Королева с трудом размыкала бледные губы, ее голос звучал слабо.

– Они были святыми Господа, – настаивал Карлос. – А Он повелел им подвергнуться пыткам.

– Увы! – пробормотала Елизавета. – Я слишком слаба, чтобы слушать об этом.

Будь перед ним любой другой человек, Карлос пришел бы в страшную ярость, но со своей мачехой, которая единственная, должно быть, проявляла к нему истинную доброту, он всегда был мягок. Поэтому он ограничился тем, что сказал:

– Это не хуже, чем наказание еретиков в наше время.

Елизавета вздрогнула.

– На следующей неделе снова будет аутодафе, – продолжил Карлос. – Вальдес, – он назвал имя энергичного Великого Инквизитора, – говорит, что тюрьмы переполнены и их надо освободить для новых еретиков, которых он ежедневно арестовывает. Господи! Будут сожжены семьдесят три еретика, не считая евреев, и тридцать из них – женщины.

Лицо королевы теперь было белее высоких брыжей, тесно прилегающих к ее щекам и касающихся кончиков завитков ее светлых волос.

– Не говорите об этом, – попросила она слабым голосом.

– О сожжениях! – воскликнул Карлос.

Хуан удивленно посмотрел на нее. Неужели ей жаль еретиков?

Он перекрестился.

Елизавета перевела взгляд с одного юноши на другого, ее прекрасные глаза, окруженные тенями после болезни, были полны слез.

– Я знаю, что они потерянные души, – проговорила она, – но видеть, как они горят, ужасно.

– Мы все должны пойти, – ответил Хуан.

Впервые он увидел аутодафе, когда ему было двенадцать лет. О самой казни он помнил лишь ощущение дурноты от ужаса, охватившего его тогда, однако донья Магдалена, его мачеха, добрейшая из женщин, привела его туда и ни разу не отвела глаз от пылающих столбов, к которым цепями были прикованы женщины, столь же благородные и утонченные, сколь и она сама.

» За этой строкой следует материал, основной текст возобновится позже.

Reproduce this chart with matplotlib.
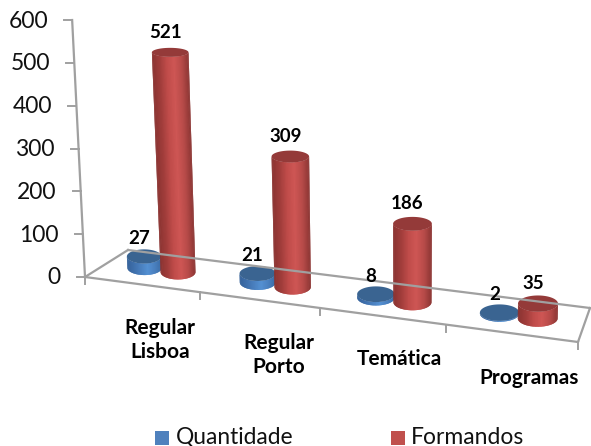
import numpy as np
import matplotlib
matplotlib.use('Agg')
import matplotlib.pyplot as plt
from matplotlib.collections import PolyCollection
from matplotlib.colors import LinearSegmentedColormap
from matplotlib.patches import Rectangle

plt.rcParams['font.family'] = ['Lato', 'DejaVu Sans']

categories = ['Regular\nLisboa', 'Regular\nPorto', 'Temática', 'Programas']
quantidade = [27, 21, 8, 2]
formandos = [521, 309, 186, 35]
y_ticks = [0, 100, 200, 300, 400, 500, 600]

cat_label_xy = [(160, 340), (279, 355), (399, 359), (529, 378)]
px_per_unit = 0.4283
lean_x0, lean_d = 410, 6500

# floor corners in pixels: front-left, front-right, back-right, back-left
src = [(0, 0), (4, 0), (4, 1), (0, 1)]
dst = [(85, 277), (578, 342), (590, 308), (128, 250)]
A, b = [], []
for (u, v), (x, y) in zip(src, dst):
    A.append([u, v, 1, 0, 0, 0, -u * x, -v * x])
    A.append([0, 0, 0, u, v, 1, -u * y, -v * y])
    b += [x, y]
H = np.append(np.linalg.solve(np.array(A, float), np.array(b, float)), 1).reshape(3, 3)


def project(cat, depth, value=0):
    p = H @ np.array([cat, depth, 1.0])
    x, y = p[0] / p[2], p[1] / p[2]
    h = value * px_per_unit * (1 - 0.03 * depth)
    return x + (x - lean_x0) * h / lean_d, y - h


red_map = LinearSegmentedColormap.from_list('r', ['#8C3533', '#B84B49', '#CE5654', '#C04C4A', '#A03D3B', '#8A3331'])
blue_map = LinearSegmentedColormap.from_list('b', ['#3A6CA6', '#4A80BF', '#5490D2', '#4A80BF', '#3F70AC', '#35629A'])


def cylinder(ax, cat, value, cmap, top_color):
    x0, y0 = project(cat, 0.5)
    x1, y1 = project(cat, 0.5, value)
    rx = project(cat + 0.155, 0.5)[0] - x0
    rx_top = rx * (1 + 0.05 * value / 521)
    ry = rx * 0.42
    ry_top = rx_top * (0.42 - 0.2 * value / 600)
    th = np.linspace(np.pi, 0, 41)
    for i in range(len(th) - 1):
        # each strip runs on under the next one, so no seams show
        a, c = th[i], th[min(i + 2, len(th) - 1)]
        poly = [(x0 + rx * np.cos(a), y0 + ry * np.sin(a)),
                (x0 + rx * np.cos(c), y0 + ry * np.sin(c)),
                (x1 + rx_top * np.cos(c), y1 + ry_top * np.sin(c)),
                (x1 + rx_top * np.cos(a), y1 + ry_top * np.sin(a))]
        col = cmap(1 - (np.cos((th[i] + th[i + 1]) / 2) + 1) / 2)
        ax.add_collection(PolyCollection([poly], facecolors=[col], linewidths=0))
    t = np.linspace(0, 2 * np.pi, 80)
    ax.fill(x1 + rx_top * np.cos(t), y1 + ry_top * np.sin(t), color=top_color, lw=0)
    return x1, y1


fig = plt.figure(figsize=(5.91, 4.46), dpi=100)
ax = fig.add_axes([0, 0, 1, 1])
ax.set_xlim(0, 591)
ax.set_ylim(446, 0)
ax.axis('off')

axis_color = '#A0A0A0'
# floor outline and value axis
for c0, d0, c1, d1 in [(0, 1, 4, 1), (0, 0, 0, 1), (4, 0, 4, 1), (0, 0, 4, 0)]:
    p0, p1 = project(c0, d0), project(c1, d1)
    ax.plot([p0[0], p1[0]], [p0[1], p1[1]], color=axis_color, lw=1.6)
top = project(0, 0, y_ticks[-1])
base = project(0, 0)
ax.plot([base[0], top[0]], [base[1], top[1]], color=axis_color, lw=1.6)
for v in y_ticks:
    x, y = project(0, 0, v)
    ax.plot([x - 8, x], [y, y], color=axis_color, lw=1.4)
    ax.text(x - 24, y + 1, str(v), ha='right', va='center', fontsize=16.5, color='#111111')
for i in range(len(categories) + 1):
    x, y = project(i, 0)
    ax.plot([x, x], [y, y + 7], color=axis_color, lw=1.4)

# bars, back to front inside each category
for i in range(len(categories)):
    xb, yb = cylinder(ax, i + 0.34, quantidade[i], blue_map, '#3A6491')
    xr, yr = cylinder(ax, i + 0.64, formandos[i], red_map, '#943A39')
    ax.text(xb - 5, yb - 18, str(quantidade[i]), ha='center', va='center', fontsize=13.5, fontweight='bold', color='black')
    ax.text(xr - 5, yr - 20, str(formandos[i]), ha='center', va='center', fontsize=13.5, fontweight='bold', color='black')
    ax.text(cat_label_xy[i][0], cat_label_xy[i][1], categories[i], ha='center', va='center',
            fontsize=15, fontweight='bold', color='black', linespacing=1.3)

# legend
ax.add_patch(Rectangle((155, 431), 14, 14, color='#4F81BD', lw=0))
ax.text(176, 437, 'Quantidade', ha='left', va='center', fontsize=16.4, color='#111111')
ax.add_patch(Rectangle((391, 431), 14, 14, color='#C0504D', lw=0))
ax.text(411, 437, 'Formandos', ha='left', va='center', fontsize=16.5, color='#111111')

fig.savefig('out.png', dpi=100)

Он с беспокойством посмотрел на королеву.

– Я не пойду, – с глубоким волнением проговорила она, – я не могу.

– Не подобает жалеть еретиков, – угрюмо ответил Карлос.

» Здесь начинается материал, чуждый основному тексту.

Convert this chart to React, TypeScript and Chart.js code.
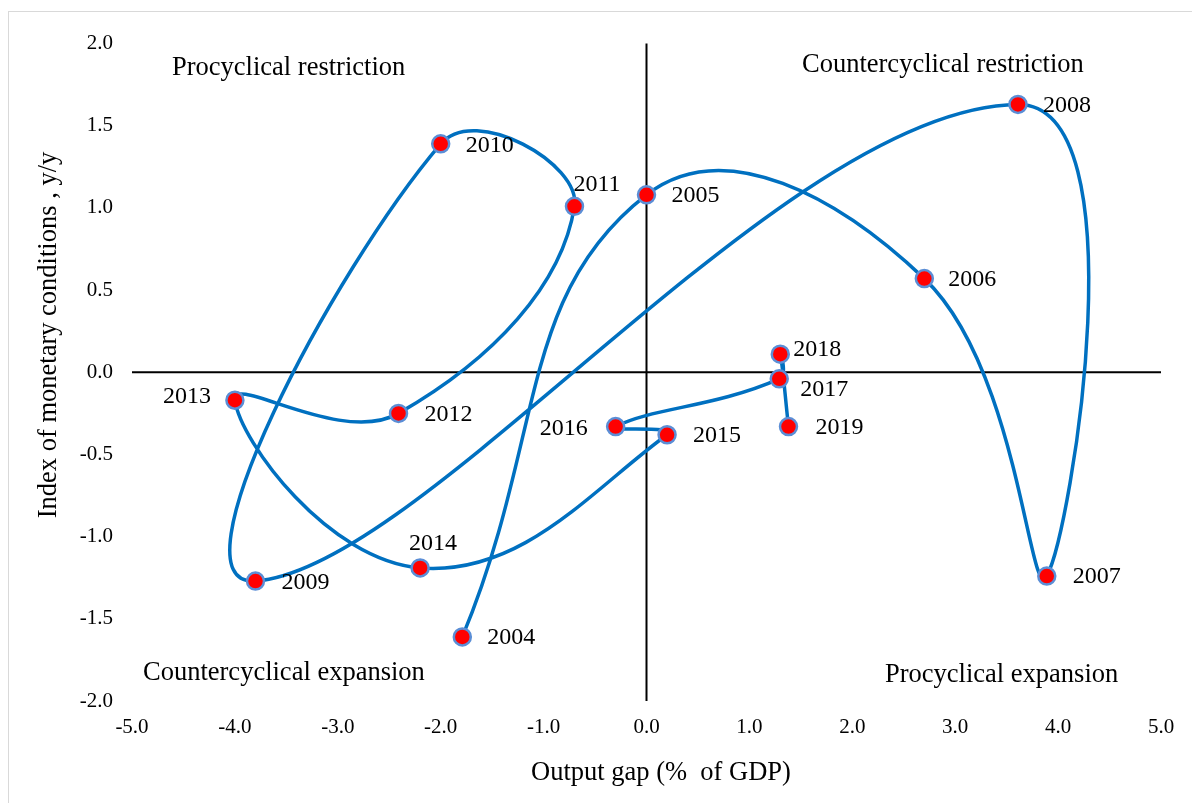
import React, { useEffect, useRef } from "react";
import { Chart, registerables } from "chart.js";

Chart.register(...registerables);

// ---- Data ----
const years = ["2004", "2005", "2006", "2007", "2008", "2009", "2010", "2011", "2012", "2013", "2014", "2015", "2016", "2017", "2018", "2019"];
const outputGap = [-1.79, 0.0, 2.7, 3.89, 3.61, -3.8, -2.0, -0.7, -2.41, -4.0, -2.2, 0.2, -0.3, 1.29, 1.3, 1.38];
const monetaryIndex = [-1.61, 1.08, 0.57, -1.24, 1.63, -1.27, 1.39, 1.01, -0.25, -0.17, -1.19, -0.38, -0.33, -0.04, 0.11, -0.33];

const xAxisRange = [-5, 5];
const yAxisRange = [-2, 2];
const xTitle = "Output gap (%  of GDP)";
const yTitle = "Index of monetary conditions , y/y";
const quadrantLabels = ["Procyclical restriction", "Countercyclical restriction", "Countercyclical expansion", "Procyclical expansion"];

const FONT = "'Liberation Serif', 'Times New Roman', serif";

// label offsets (px) relative to each point: [dx, dy, align]
const LABEL_OFFSETS: Record<string, [number, number, CanvasTextAlign]> = {
  "2004": [25, 1, "left"],
  "2005": [25, 1, "left"],
  "2006": [24, 1, "left"],
  "2007": [26, 1, "left"],
  "2008": [25, 1, "left"],
  "2009": [26, 2, "left"],
  "2010": [25, 2, "left"],
  "2011": [-1, -22, "left"],
  "2012": [26, 1, "left"],
  "2013": [-24, -4, "right"],
  "2014": [-11, -24, "left"],
  "2015": [26, 1, "left"],
  "2016": [-28, 2, "right"],
  "2017": [21, 11, "left"],
  "2018": [13, -5, "left"],
  "2019": [27, 1, "left"],
};

const overlayPlugin = {
  id: "overlay",
  beforeDatasetsDraw(chart: any) {
    const { ctx, chartArea, scales } = chart;
    const x0 = scales.x.getPixelForValue(0);
    const y0 = scales.y.getPixelForValue(0);
    ctx.save();
    ctx.strokeStyle = "#000000";
    ctx.lineWidth = 2;
    ctx.beginPath();
    ctx.moveTo(x0, chartArea.top);
    ctx.lineTo(x0, chartArea.bottom);
    ctx.moveTo(chartArea.left, y0);
    ctx.lineTo(chartArea.right, y0);
    ctx.stroke();
    ctx.restore();
  },
  afterDatasetsDraw(chart: any) {
    const { ctx, chartArea } = chart;
    const meta = chart.getDatasetMeta(0);
    ctx.save();
    ctx.fillStyle = "#000000";
    ctx.textBaseline = "middle";
    // year labels
    ctx.font = `24px ${FONT}`;
    meta.data.forEach((pt: any, i: number) => {
      const off = LABEL_OFFSETS[years[i]] || [25, 0, "left"];
      ctx.textAlign = off[2];
      ctx.fillText(years[i], pt.x + off[0], pt.y + off[1]);
    });
    // quadrant labels
    ctx.font = `26.5px ${FONT}`;
    ctx.textAlign = "left";
    ctx.fillText(quadrantLabels[0], chartArea.left + 40, chartArea.top + 24);
    ctx.fillText(quadrantLabels[1], chartArea.left + 670, chartArea.top + 21);
    ctx.fillText(quadrantLabels[2], chartArea.left + 11, chartArea.bottom - 28);
    ctx.fillText(quadrantLabels[3], chartArea.left + 753, chartArea.bottom - 26);
    // axis titles
    ctx.textAlign = "center";
    ctx.fillText(xTitle, 652, chartArea.bottom + 72);
    ctx.save();
    ctx.translate(40, 323);
    ctx.rotate(-Math.PI / 2);
    ctx.fillText(yTitle, 0, 0);
    ctx.restore();
    ctx.restore();
  },
};

export default function App() {
  const canvasRef = useRef<HTMLCanvasElement | null>(null);

  useEffect(() => {
    if (!canvasRef.current) return;
    const points = outputGap.map((x, i) => ({ x, y: monetaryIndex[i] }));
    const chart = new Chart(canvasRef.current, {
      type: "scatter",
      data: {
        datasets: [
          {
            label: "Monetary conditions",
            data: points,
            showLine: true,
            tension: 0.45,
            borderColor: "#0070C0",
            borderWidth: 3.5,
            pointRadius: 8.5,
            pointBorderWidth: 2.5,
            pointBorderColor: "#5B8ED6",
            pointBackgroundColor: "#FF0000",
            pointHoverRadius: 8.5,
          } as any,
        ],
      },
      options: {
        responsive: false,
        animation: false,
        devicePixelRatio: 1,
        events: [],
        layout: { padding: { top: 28, right: 48, left: 0, bottom: 0 } },
        elements: { line: { capBezierPoints: false } },
        plugins: {
          legend: { display: false },
          tooltip: { enabled: false },
        },
        scales: {
          x: {
            type: "linear",
            min: xAxisRange[0],
            max: xAxisRange[1],
            grid: { display: false, drawTicks: false },
            border: { display: false },
            ticks: {
              stepSize: 1,
              padding: 14,
              color: "#000000",
              font: { family: FONT, size: 21 },
              callback: (v: any) => Number(v).toFixed(1),
            },
            afterFit: (scale: any) => {
              scale.height = 111;
            },
          },
          y: {
            type: "linear",
            min: yAxisRange[0],
            max: yAxisRange[1],
            grid: { display: false, drawTicks: false },
            border: { display: false },
            ticks: {
              stepSize: 0.5,
              padding: 19,
              color: "#000000",
              font: { family: FONT, size: 21 },
              callback: (v: any) => Number(v).toFixed(1),
            },
            afterFit: (scale: any) => {
              scale.width = 123;
            },
          },
        },
      },
      plugins: [overlayPlugin],
    });
    return () => chart.destroy();
  }, []);

  return (
    <div style={{ position: "fixed", inset: 0, overflow: "hidden", background: "#ffffff" }}>
      <div
        style={{
          position: "absolute",
          left: 8,
          top: 11,
          width: 1200,
          height: 800,
          border: "1px solid #d9d9d9",
          background: "#ffffff",
        }}
      >
        <canvas ref={canvasRef} width={1200} height={800} style={{ display: "block", width: 1200, height: 800 }} />
      </div>
    </div>
  );
}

– Это спасает их души, – добавил Хуан.

– Я бы предпочла, чтобы меня отправили предстать перед Господом и чтобы Он судил меня! Разве Он не Господь милосердный? А люди не милосердны.

Она прижала свои хрупкие маленькие ладони к груди и повторила:

– Нет, не милосердны.

Подняв бледное лицо, еще хранящее следы недавней болезни, Карлос пристально посмотрел на нее снизу. Затем помолчал немного, стремясь понять ее чувства, и сказал:

– Когда я стану королем, аутодафе не будет, если вам это угодно.

– Благослови вас бог, Карлос! – вырвалось у бедной королевы. – Я верю, что вы любите меня.